年の瀬だ

朝食兼昼食
朝食兼昼食

あっという間さえなく、時は過ぎる。入院で先延ばしした仕事を何とか処理するだけで年末になってしまった。年末の用事も溜まっている。

なのに年末だとなぜだかお酒が恋しくなる。お酒は諸刃の剣とはよく言ったもの。飲んでいる時は楽しい気分だが、夜眠れなくなってしまう。リラックスとストレスを一緒に飲んでいるようなもの。医者には特に止められてはいないが、睡眠かアルコールかでは選択の余地はない。

今朝は早朝コーヒーもそこそこに出かけたので、帰宅後の11時、昼食兼昼食。ご飯炊くのが面倒なので、駅近くでカレードーナツ1個買った。あとはヨーグルトとメイプルシロップ、コーヒー。

 

お菓子 / Sweets

お菓子 sweets
お菓子             sweets

あっという間もなく、退院から1週間。無理はしなかったが、ブラブラすることもなく、結構忙しい1週間が過ぎた。

退院後に備え、手術翌日から準備しておいたことが現実的には役にたった。けれど、今から考えてみるともっと深く入院を味わうべきだったようにも思う。年齢を考えると、これから何度か入院を繰り返すことになるだろうし、いろんな視点から(自己)観察できる良い機会を、普段の生活からの視点だけで過ごしてしまった。でも、良い機会だったと思う。

手術翌日、下の階の売店でチョコレートを一箱買った。病院食だけでは脳の栄養が足りないと思ったから。それを時々舐めながら、ベッド脇でパソコンに向かっていた。結局その一箱だけで満足し、追加はしなかったが、甘い飲料は何度か買った。

間食は殆どしない。あっても食べないが、何故かお菓子を見るのは好きである。綺麗な包み紙や洒落たデザイン、安っぽい高級感など、私にとってお菓子は、食べるというよりはデザインやイメージの原材料になりつつある。お菓子一つごとに、甘い夢を見ることができる。気分が向けば、食べてもみる。何だか市場調査みたいな食べ方だが、けれど面白いと思ったものは、ちょっとだけでも、必ず食べてみたい気持になる。

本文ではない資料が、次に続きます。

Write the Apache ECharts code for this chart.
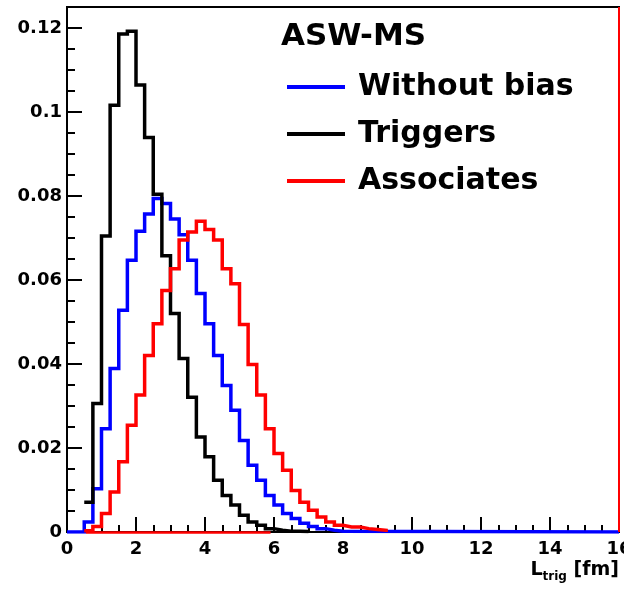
<!DOCTYPE html>
<html>
<head>
<meta charset="utf-8">
<script src="https://cdn.jsdelivr.net/npm/echarts@6/dist/echarts.min.js"></script>
<style>
  html, body { margin: 0; padding: 0; background: #fff; }
  #chart { width: 624px; height: 589px; }
</style>
</head>
<body>
<div id="chart"></div>
<script>
// Path-length distributions, 0.25 fm bins, each list starts at its first bin edge
const binWidth = 0.25;
const xTicks = [0, 2, 4, 6, 8, 10, 12, 14, 16];
const yTicks = [0, 0.02, 0.04, 0.06, 0.08, 0.1, 0.12];

const withoutBiasStart = 0.5;
const withoutBias = [0.0024, 0.0103, 0.0246, 0.0389, 0.0528, 0.0647, 0.0716, 0.0757,
  0.0794, 0.0782, 0.0745, 0.0708, 0.0647, 0.0568, 0.0496, 0.0420, 0.0349, 0.0290,
  0.0218, 0.0159, 0.0123, 0.0087, 0.0064, 0.0044, 0.0032, 0.0021, 0.0013, 0.0008,
  0.0004, 0.0002];

const triggersStart = 0.5;
const triggers = [0.0071, 0.0306, 0.0705, 0.1016, 0.1186, 0.1192, 0.1064, 0.0939,
  0.0804, 0.0658, 0.0520, 0.0413, 0.0321, 0.0226, 0.0179, 0.0123, 0.0087, 0.0064,
  0.0040, 0.0024, 0.0016, 0.0008, 0.0004, 0.0002, 0.0002, 0.0001];

const associatesStart = 0.5;
const associates = [0.0003, 0.0013, 0.0044, 0.0095, 0.0167, 0.0254, 0.0326, 0.0420,
  0.0496, 0.0575, 0.0627, 0.0695, 0.0714, 0.0740, 0.0720, 0.0695, 0.0627, 0.0591,
  0.0494, 0.0399, 0.0326, 0.0246, 0.0187, 0.0147, 0.0099, 0.0071, 0.0052, 0.0036,
  0.0024, 0.0016, 0.0012, 0.0012, 0.0008, 0.0006, 0.0004];

// red line segment lying on the axis, and the red right-hand edge
const associatesBaseline = [0.55, 5.9];
const xMax = 16;
const yMax = 0.125;

const FONT = 'DejaVu Sans';

// bin contents -> step outline points (lower edge of each bin, then close at the last upper edge)
function histPoints(start, values, fromZero, toEnd) {
  const pts = [];
  if (fromZero) pts.push([0, 0]);
  values.forEach((v, i) => pts.push([start + i * binWidth, v]));
  pts.push([start + values.length * binWidth, 0]);
  if (toEnd) pts.push([xMax, 0]);
  return pts;
}

const chart = echarts.init(document.getElementById('chart'), null, { renderer: 'canvas' });

const stepSeries = (name, color, data, z) => ({
  name, type: 'line', step: 'end', data, z,
  showSymbol: false, symbol: 'none', animation: false,
  lineStyle: { color, width: 3.5, cap: 'butt', join: 'miter' },
  itemStyle: { color }
});

const red = stepSeries('Associates', '#ff0000',
  histPoints(associatesStart, associates, false, false), 4);
red.markLine = {
  silent: true, symbol: 'none', animation: false,
  label: { show: false },
  lineStyle: { color: '#ff0000', type: 'solid', width: 2.5 },
  data: [
    [{ coord: [associatesBaseline[0], 0] }, { coord: [associatesBaseline[1], 0] }],
    { xAxis: xMax, lineStyle: { width: 2 } }
  ]
};

chart.setOption({
  animation: false,
  backgroundColor: '#fff',
  title: {
    text: 'ASW-MS', left: 281, top: 21, padding: 0,
    textStyle: { fontFamily: FONT, fontWeight: 'bold', fontSize: 31, color: '#000' }
  },
  legend: {
    orient: 'vertical', left: 287, top: 70, padding: 0,
    itemWidth: 58, itemHeight: 4, itemGap: 13, icon: 'rect',
    data: ['Without bias', 'Triggers', 'Associates'],
    textStyle: { fontFamily: FONT, fontWeight: 'bold', fontSize: 30, lineHeight: 34,
      color: '#000', padding: [0, 0, 0, 8] }
  },
  grid: {
    left: 67, right: 5, top: 7, bottom: 57,
    outerBoundsMode: 'none', containLabel: false,
    show: true, borderColor: '#000', borderWidth: 2, backgroundColor: 'transparent'
  },
  xAxis: {
    type: 'value', min: xTicks[0], max: xTicks[xTicks.length - 1], interval: xTicks[1] - xTicks[0],
    axisLine: { show: true, onZero: false, lineStyle: { color: '#000', width: 2 } },
    axisTick: { show: true, inside: true, length: 15, lineStyle: { color: '#000', width: 2 } },
    minorTick: { show: true, splitNumber: 4, length: 7, lineStyle: { color: '#000', width: 2 } },
    splitLine: { show: false },
    axisLabel: { fontFamily: FONT, fontWeight: 'bold', fontSize: 18, color: '#000', margin: 8,
      hideOverlap: false },
    name: '{a|L}{b|trig}{a| [fm]}',
    nameLocation: 'end', nameGap: 0, nameMoveOverlap: false,
    nameTextStyle: {
      align: 'right', verticalAlign: 'top', padding: [29, 0, 0, 0],
      rich: {
        a: { fontFamily: FONT, fontWeight: 'bold', fontSize: 19, color: '#000', lineHeight: 22, verticalAlign: 'top' },
        b: { fontFamily: FONT, fontWeight: 'bold', fontSize: 12, color: '#000', lineHeight: 14,
          verticalAlign: 'bottom', padding: [12, 0, 0, 0] }
      }
    }
  },
  yAxis: [
    {
      type: 'value', min: yTicks[0], max: yMax, interval: yTicks[1] - yTicks[0],
      axisLine: { show: true, onZero: false, lineStyle: { color: '#000', width: 2 } },
      axisTick: { show: true, inside: true, length: 15, lineStyle: { color: '#000', width: 2 } },
      splitLine: { show: false },
      axisLabel: {
        fontFamily: FONT, fontWeight: 'bold', fontSize: 18, color: '#000', margin: 5,
        showMaxLabel: false,
        formatter: v => (yTicks.some(t => Math.abs(t - v) < 1e-9) ? String(+v.toFixed(3)) : '')
      }
    },
    {
      type: 'value', min: yTicks[0], max: yMax, interval: 0.005, position: 'left',
      axisLine: { show: false },
      axisTick: { show: true, inside: true, length: 8, lineStyle: { color: '#000', width: 2 } },
      axisLabel: { show: false },
      splitLine: { show: false }
    }
  ],
  series: [
    stepSeries('Without bias', '#0000ff', histPoints(withoutBiasStart, withoutBias, true, true), 2),
    stepSeries('Triggers', '#000000', histPoints(triggersStart, triggers, false, false), 3),
    red
  ]
});
</script>
</body>
</html>
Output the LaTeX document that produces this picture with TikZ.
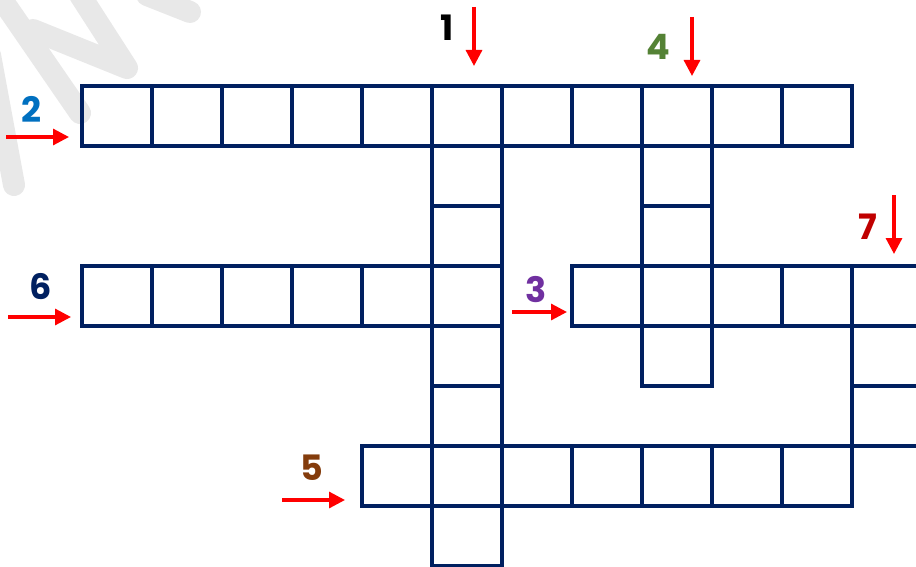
\documentclass[tikz,border=0pt]{standalone}
\usepackage{fontspec}
\setmainfont{Poppins}
\usetikzlibrary{arrows.meta}
\definecolor{gridnavy}{RGB}{0,32,96}
\definecolor{numblue}{RGB}{0,112,192}
\definecolor{numpurple}{RGB}{112,48,160}
\definecolor{numbrown}{RGB}{132,60,12}
\definecolor{numgreen}{RGB}{84,130,53}
\definecolor{numred}{RGB}{192,0,0}
\definecolor{arrred}{RGB}{255,0,0}
\definecolor{wmgrey}{RGB}{232,232,232}
\tikzset{
  cell/.style={draw=gridnavy, line width=3.5pt, minimum width=70pt, minimum height=60pt, inner sep=0pt, outer sep=0pt},
  redarrow/.style={draw=arrred, line width=3.2pt, -{Triangle[length=16pt,width=16pt]}},
  numlabel/.style={font=\fontsize{35}{38}\selectfont\bfseries, inner sep=0pt},
  wmark/.style={draw=wmgrey, line width=22pt, line cap=round, line join=round}
}
\begin{document}
\begin{tikzpicture}[x=1pt,y=-1pt]
\clip (0,0) rectangle (916,567);
\fill[white] (0,0) rectangle (916,567);
% watermark
\draw[wmark] (7,7) -- (80,113);
\draw[wmark] (33,30) -- (127,68) -- (80,-5);
\draw[wmark] (147,-5) -- (190,12);
\draw[wmark] (-10,55) -- (14,185);
% word 2 : row 0, columns 0..10
\foreach \c in {0,...,10} {\node[cell] (a-\c) at ({117+70*\c},116) {};}
% word 1 : column 5, rows 1..7
\foreach \r in {1,...,7} {\node[cell] (b-\r) at (467,{116+60*\r}) {};}
% word 4 : column 8, rows 1..4
\foreach \r in {1,...,4} {\node[cell] (d-\r) at (677,{116+60*\r}) {};}
% word 6 : row 3, columns 0..4
\foreach \c in {0,...,4} {\node[cell] (f-\c) at ({117+70*\c},296) {};}
% word 3 : row 3, columns 7,9,10,11
\foreach \c in {7,9,10,11} {\node[cell] (g-\c) at ({117+70*\c},296) {};}
% word 7 : column 11, rows 4..5
\foreach \r in {4,5} {\node[cell] (h-\r) at (887,{116+60*\r}) {};}
% word 5 : row 6, columns 4,6..10
\foreach \c in {4,6,7,8,9,10} {\node[cell] (e-\c) at ({117+70*\c},476) {};}
% numbers
\node[numlabel, text=black] (n1) at (447,28) {1};
\node[numlabel, text=numblue] (n2) at (31,109) {2};
\node[numlabel, text=numpurple] (n3) at (536,290) {3};
\node[numlabel, text=numgreen] (n4) at (658,47) {4};
\node[numlabel, text=numbrown] (n5) at (312,468) {5};
\node[numlabel, text=gridnavy] (n6) at (41,287) {6};
\node[numlabel, text=numred] (n7) at (868,227) {7};
% arrows
\coordinate (s1) at (474,7);   \coordinate (t1) at (474,66);
\coordinate (s4) at (692,17);  \coordinate (t4) at (692,76);
\coordinate (s7) at (894,195); \coordinate (t7) at (894,254);
\coordinate (s2) at (6,137);   \coordinate (t2) at (69,137);
\coordinate (s6) at (8,317);   \coordinate (t6) at (71,317);
\coordinate (s3) at (512,312); \coordinate (t3) at (567,312);
\coordinate (s5) at (282,500); \coordinate (t5) at (345,500);
\foreach \k in {1,...,7} {\draw[redarrow] (s\k) -- (t\k);}
\end{tikzpicture}
\end{document}
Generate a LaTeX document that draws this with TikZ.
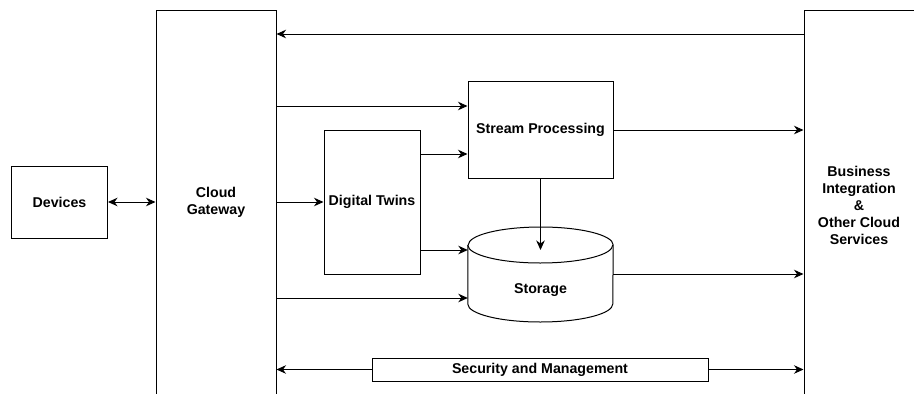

退院 / Discharge from hospital

good mornning
good mornning

退院の朝。朝日が向かい側の団地の白い壁から反射している。

何から何まで全て初体験の入院だったが、世の中は毎日こんなことを、川の水が流れるように、一瞬も止まることなく繰り返している。だが本当は、スーパーで野菜を買うのも、交通事故で間一髪助かるのも、全く同じ程度に稀有で、一回限りのことなのだ。人は誰も二度と同じことを繰り返すことはできない。時間は流れている。昨日の野菜は今日の野菜ではない。昨日の私は今日の私ではないのだ。

入院中、ピカソとマティスを集中して見た。彼らが新しい世界を切り開く作品を、次々と発表し始めたのはちょうど100年前。何となく解っていたつもりでも、見る度に新鮮な発見があるのは、さすが巨匠たちである。何度も見た筈の絵に、何度も初めて見る歓びを感じさせてくれる。

ピカソもマティスも、新鮮な野菜のようだ。毎日毎日新しく生まれ変わっている。流れる川のような力が作品から放射されている。幼い時は血となり肉となり、青年の時代には走るエネルギーとなり、今はまた愉しみとともに害悪を洗い流す薬ともなっている。新鮮な野菜を摂ることは、愉しみだ。